El Departamento de Justicia de Estados Unidos denunció ayer, jueves 13 de agosto, a la Universidad de Yale (una de las más prestigiosas del mundo) por supuesta discriminación en su proceso de admisión. Aquí hay varios problemas, el primero consistente en que cualquier proceso de admisión, universitario o de otra índole, en el que hay un número limitado de lugares, es necesariamente selectivo, y la selectividad puede ser una palabra que fácilmente se convierte en discriminación si uno profundiza lo suficiente. Lo anterior debido a que los criterios que permiten elegir a un aspirante sobre otro tendrán siempre un grado de discrecionalidad (o arbitrariedad, depende a quién se le pregunte).

Es famoso el argumento que dio paso a la acción afirmativa desde la década de los setenta: los exámenes de conocimientos son discriminatorios porque los estudiantes de cierta raza, o cierta clase social, estaban predeterminados por una educación básica deficiente que les impedía sacar buenos resultados, no imputables a ellos sino al propio sistema educativo. Terminaba siendo un problema estructural y por eso los estándares para admitir a unos y a otros debían ser distintos. Cuando la diferencia opera en favor de mantener privilegios, se le llama discriminación; cuando opera con la intención de igualar a las personas, se le llama equidad. Obviamente en la vida real esto tiene más de apreciación que de tasación y eso constituye el meollo de las luchas culturales.

La representación política es un tema complejo. Baste decir que el propio Rousseau estaba consciente de que constituía uno de los límites inherentes a la democracia pura en las sociedades complejas. Cuando un grupo humano es demasiado numeroso, o los problemas a resolver en la agenda colectiva son demasiado complicados, el ejercicio cotidiano y permanente de la democracia directa es imposible. Si a eso le añadimos la evolución de la democracia, para incluir en ella los derechos de las minorías y la esfera de lo “indecidible” por cualquier mayoría, enfrentamos la necesidad de construir mecanismos que filtren la voluntad popular y la conviertan en acciones públicas razonables, legales y posibles. Ya no suena muy jacobino, y es que no lo es; se trata de construir instituciones y ciudadanía, entelequias mucho más modestas, pero que en su moderación garantizan la coexistencia pacífica y evitan las arbitrariedades de cualquier poder, sea este de iure o de facto.
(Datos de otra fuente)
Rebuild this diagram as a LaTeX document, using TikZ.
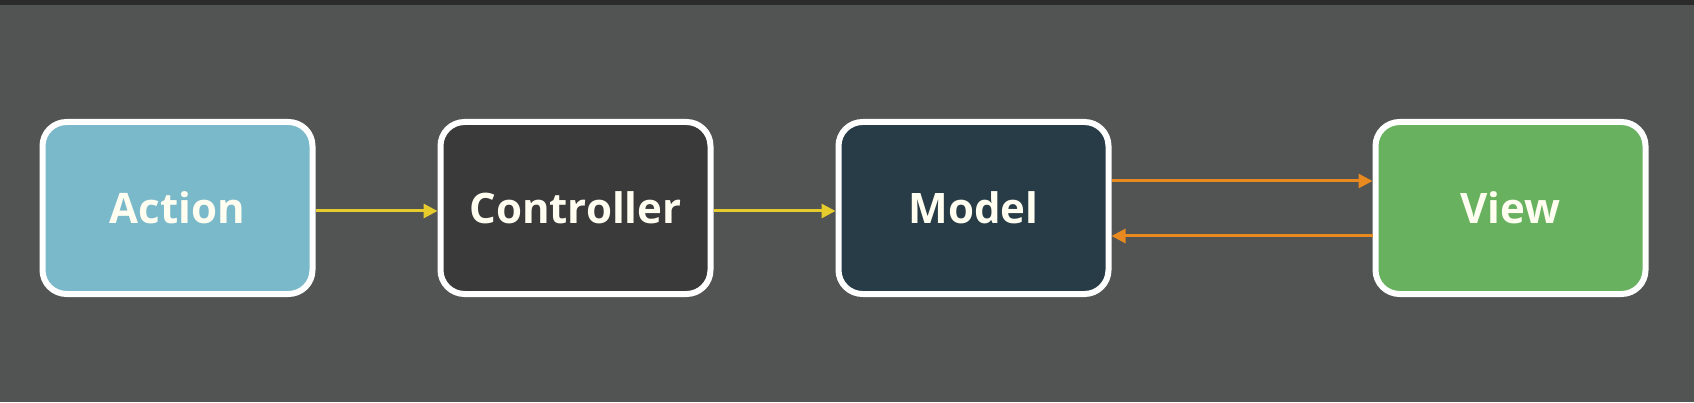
\documentclass[tikz,border=0pt]{standalone}
\usepackage{fontspec}
\setmainfont{Open Sans}
\usetikzlibrary{positioning,arrows.meta}

\definecolor{bgcol}{HTML}{525353}
\definecolor{barcol}{HTML}{2B2B2C}
\definecolor{actioncol}{HTML}{7AB9CA}
\definecolor{controlcol}{HTML}{3A3A3B}
\definecolor{modelcol}{HTML}{273C46}
\definecolor{viewcol}{HTML}{67B15F}
\definecolor{yellowcol}{HTML}{E6CB2C}
\definecolor{orangecol}{HTML}{E88A1F}

\tikzset{
	mvcpicture/.style = {
		x = 1pt,
		y = 1pt,
		node distance = 122pt,
		arrow/.style = {
			draw,
			->,
			>={Triangle[length=14pt,width=14pt]},
			line width = 3pt,
		}
	},
	mvcnode/.style = {
		rectangle,
		rounded corners = 24pt,
		draw = white,
		line width = 6pt,
		minimum width = 270pt,
		minimum height = 172pt,
		text = white!94!yellow,
		font = \fontsize{42}{50}\selectfont\bfseries
	},
	action/.style = {
		fill = actioncol
	},
	control/.style = {
		fill = controlcol
	},
	model/.style = {
		fill = modelcol
	},
	view/.style = {
		fill = viewcol
	},
	flow-arrow/.style = {
		draw = yellowcol
	},
	sync-arrow/.style = {
		draw = orangecol
	}
}

\begin{document}
\begin{tikzpicture}[mvcpicture]
	% background
	\fill[bgcol] (0,0) rectangle (1694,402);
	\fill[barcol] (0,397) rectangle (1694,402);
	\useasboundingbox (0,0) rectangle (1694,402);

	\node[mvcnode, action] (A) at (177.5,194) {Action};
	\node[mvcnode, control, right = of A] (C) {Controller};
	\node[mvcnode, model, right = of C] (M) {Model};
	\node[mvcnode, view, right = 261pt of M] (V) {View};

	\begin{scope}[every path/.style = arrow]
		\path[flow-arrow] ([yshift=-3pt]A.east) to ([yshift=-3pt]C.west);
		\path[flow-arrow] ([yshift=-3pt]C.east) to ([yshift=-3pt]M.west);

		\path[sync-arrow] ([yshift=27pt]M.east) to ([yshift=27pt]V.west);
		\path[sync-arrow] ([yshift=-28pt]V.west) to ([yshift=-28pt]M.east);
	\end{scope}
\end{tikzpicture}
\end{document}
El caso de Yale tiene otro detalle peculiar. Se acusa a la institución de discriminar, en su proceso de admisión, a los estudiantes blancos y a los de ascendencia asiática en favor de los afroamericanos y latinos. Su argumento, que en los últimos años ha decaído el número de nuevos alumnos de los primeros dos grupos en favor de los dos últimos. En una subversión del argumento primigenio que considera a las minorías raciales como grupos vulnerables per sé, el Departamento de Justicia pretende considerar cualquier proceso que dé resultados asimétricos como discriminatorio. El slogan es pegajoso: “no hay tal cosa como discriminación bondadosa”. Sin embargo, lo que está detrás es una afirmación de tintes raciales que puede ser el origen de mayores problemas. ¿Cómo entonces garantizaríamos que un proceso fue justo y objetivo? ¿Tendría que haber un número igual de alumnos de cada raza? ¿Y qué si una persona blanca se siente más irlandés que estadounidense, o italoamericano, o australiano americano? ¿Cómo establecer una taxonomía definitiva que deje contento a todo el mundo?
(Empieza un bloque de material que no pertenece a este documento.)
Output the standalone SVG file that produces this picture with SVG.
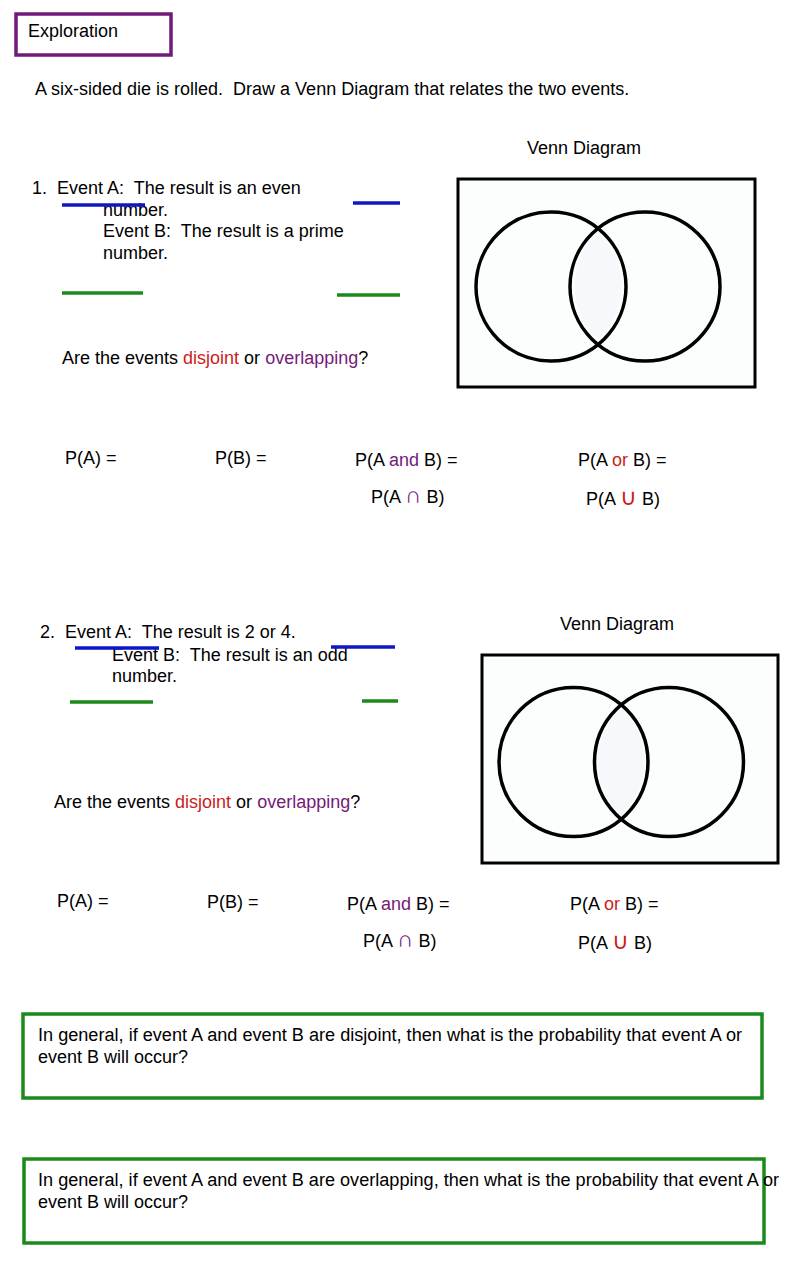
<svg xmlns="http://www.w3.org/2000/svg" width="800" height="1273" viewBox="0 0 800 1273" xml:space="preserve">
<style>
text{font-family:"Liberation Sans",Arial,sans-serif;font-size:18px;fill:#000;white-space:pre}
.red{fill:#cc1b1b}
.pur{fill:#741a78}
.sym{font-size:23px}
.box{fill:#fcfdfd;stroke:#000;stroke-width:3}
.circ{fill:none;stroke:#000;stroke-width:3.5}
.blue{stroke:#0d17c6;stroke-width:3.5}
.green{stroke:#1b8a1b;stroke-width:3.5}
.gbox{fill:#fff;stroke:#1b8a1b;stroke-width:3.5}
</style>
<rect width="800" height="1273" fill="#fff"/>
<g id="title">
<rect x="16" y="14" width="155" height="41" fill="#fff" stroke="#701a7a" stroke-width="3.5"/>
<text x="28" y="37">Exploration</text>
</g>
<g id="intro"><text x="35" y="95">A six-sided die is rolled.  Draw a Venn Diagram that relates the two events.</text></g>

<g id="q1">
<text x="32" y="194">1.  Event A:  The result is an even</text>
<text x="103" y="216">number.</text>
<text x="103" y="237">Event B:  The result is a prime</text>
<text x="103" y="259">number.</text>
<text x="62" y="364">Are the events <tspan class="red">disjoint</tspan> or <tspan class="pur">overlapping</tspan>?</text>
<text x="65" y="464">P(A) =</text>
<text x="215" y="464">P(B) =</text>
<text x="355" y="466">P(A <tspan class="pur">and</tspan> B) =</text>
<text x="578" y="466">P(A <tspan class="red">or</tspan> B) =</text>
<text x="371" y="503">P(A <tspan class="pur sym">∩</tspan> B)</text>
<text x="586" y="505">P(A <tspan class="red sym">∪</tspan> B)</text>
</g>
<g id="lines1">
<line class="blue" x1="62" y1="205" x2="145" y2="205"/>
<line class="blue" x1="353" y1="203" x2="400" y2="203"/>
<line class="green" x1="62" y1="293" x2="143" y2="293"/>
<line class="green" x1="337" y1="295" x2="400" y2="295"/>
</g>
<g id="venn1">
<text x="527" y="154">Venn Diagram</text>
<rect class="box" x="458" y="179" width="297" height="208"/>
<path d="M598,232 A75,74.5 0 0 1 598,340 A75,74.5 0 0 1 598,232 Z" fill="#f6f9fb"/>
<ellipse class="circ" cx="551" cy="286.5" rx="75" ry="74.5"/>
<ellipse class="circ" cx="645" cy="286.5" rx="75" ry="74.5"/>
</g>

<g id="q2">
<text x="40" y="638">2.  Event A:  The result is 2 or 4.</text>
<text x="112" y="661">Event B:  The result is an odd</text>
<text x="112" y="682">number.</text>
<text x="54" y="808">Are the events <tspan class="red">disjoint</tspan> or <tspan class="pur">overlapping</tspan>?</text>
<text x="57" y="907">P(A) =</text>
<text x="207" y="908">P(B) =</text>
<text x="347" y="910">P(A <tspan class="pur">and</tspan> B) =</text>
<text x="570" y="910">P(A <tspan class="red">or</tspan> B) =</text>
<text x="363" y="947">P(A <tspan class="pur sym">∩</tspan> B)</text>
<text x="578" y="949">P(A <tspan class="red sym">∪</tspan> B)</text>
</g>
<g id="lines2">
<line class="blue" x1="75" y1="648" x2="159" y2="648"/>
<line class="blue" x1="331" y1="647" x2="395" y2="647"/>
<line class="green" x1="70" y1="702" x2="153" y2="702"/>
<line class="green" x1="362" y1="701" x2="398" y2="701"/>
</g>
<g id="venn2">
<text x="560" y="630">Venn Diagram</text>
<rect class="box" x="482" y="655" width="296" height="208"/>
<path d="M621,708 A74.5,74.5 0 0 1 621,816 A74.5,74.5 0 0 1 621,708 Z" fill="#f6f9fb"/>
<ellipse class="circ" cx="573.5" cy="762" rx="74.5" ry="74.5"/>
<ellipse class="circ" cx="669" cy="762" rx="74.5" ry="74.5"/>
</g>

<g id="general1">
<rect class="gbox" x="23" y="1014" width="739" height="84"/>
<text x="38" y="1041" textLength="704" lengthAdjust="spacingAndGlyphs">In general, if event A and event B are disjoint, then what is the probability that event A or</text>
<text x="38" y="1063">event B will occur?</text>
</g>
<g id="general2">
<rect class="gbox" x="24" y="1159" width="740" height="84"/>
<text x="38" y="1186" textLength="741" lengthAdjust="spacingAndGlyphs">In general, if event A and event B are overlapping, then what is the probability that event A or</text>
<text x="38" y="1208">event B will occur?</text>
</g>
</svg>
El problema de juzgar un proceso exclusivamente por sus resultados, es que convertimos a los aspirantes (de lo que sea) en cuotas que deben llenarse y no en personas que puedan tener más o menos méritos. En ese sentido, se vuelve una especie de lotería de vulnerabilidades y resarcimiento de daños históricos y no una evaluación del perfil profesional ni académico ni personal ni nada. Es decir, termina siendo, a fuerza de querer ser equitativo, tan arbitrario como los otros. Y no es que el tema de la representación política no requiera acción urgente y permanente (como mujer y como funcionaria, lo he vivido y defendido, en su vertiente de equidad de género). Lo único que dejo en el tintero es si ese criterio de representación forzosa debe trasladarse a cualquier categoría y a todas las esferas de la vida. Es una pregunta.